Nikola Badger Prototype Reportedly Ripped off Ford F-150 Raptor
The failed Nikola Badger project even fooled General Motors, which held a $2 billion dollar stake in the company.
Many will undoubtedly remember the Nikola Badger, a failed all-electric/hydrogen fuel cell pickup that appeared during the great EV pickup race not too terribly long ago. Out of that fray, the only proposed product that’s actually being produced by a non-legacy automaker at the moment is the Rivian R1T, but Nikola managed to swindle inventors – including GM, which acquired a $2 billion dollar stake in the company and was going to produce the Badger for it. Now that Nikola CEO Trevor Milton is standing trial for his alleged crimes, a pretty interesting tidbit arose in court this week – that the Nikola Badger prototype used Ford F-150 Raptor parts in its construction, according to Bloomberg.
Apparently, this all happened because Milton was trying to rush the development process of the Nikola Badger in an effort to not only secure funds from investors, but also so that he could begin taking reservations for the truck. True to form, the company began taking $5,000 deposits for that privilege in June 2020, before it even had a working prototype or a place to manufacture the production model.
At the same time Milton was claiming that the Nikola Badger would steal the sales crown from the Ford F-150, his team was pirating parts from one to piece together a prototype, along with parts from its own power sports vehicle, also an unfinished prototype that it was working on. This was done in an effort to speed up the process after Milton imposed a deadline on the team that made it impossible to develop those parts from scratch.

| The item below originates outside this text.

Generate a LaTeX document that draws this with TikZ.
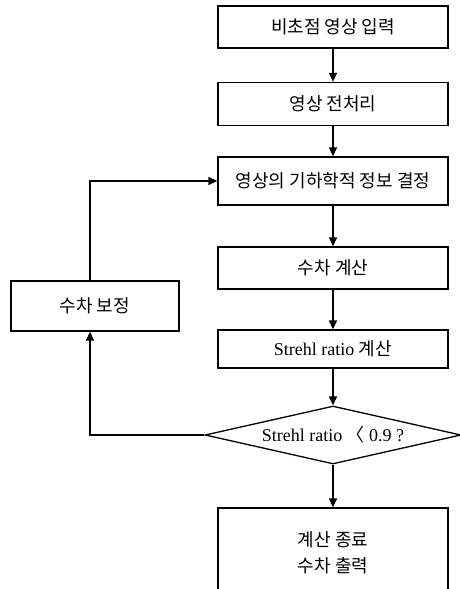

These claims aren’t just heresy, apparently, as text messages exchanged between design lead Brendan Babiarz and project lead Michael Erickson paint a picture of someone who wasn’t really interested in ever producing a real vehicle. “I told Trevor on Thursday we are at least 6-8 weeks from any tooling starting,” Babiarz told Erickson in one message. “I know,” Erickson responded. “Haha Trevor doesn’t let facts or details get in the way of a good story.”

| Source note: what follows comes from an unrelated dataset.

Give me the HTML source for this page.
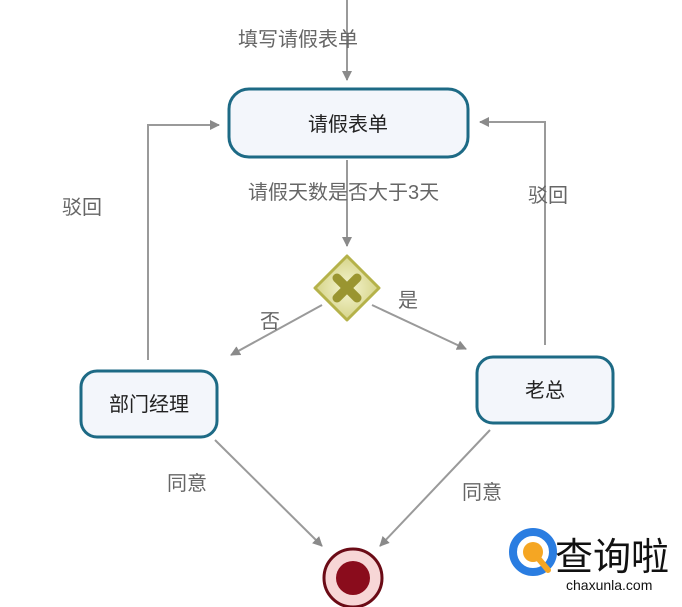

Milton is currently facing a host of wire fraud and securities charges after he reportedly presented non-running vehicles as viable products and lied about the technology and partnerships Nikola had with other companies, which could land him up to 25 years in prison if convicted. As for the Badger, well, it obviously never made it to production, and those that plunked down a deposit on one or who invested in the company in general have learned a hard lesson about ambitious upstart EV makers.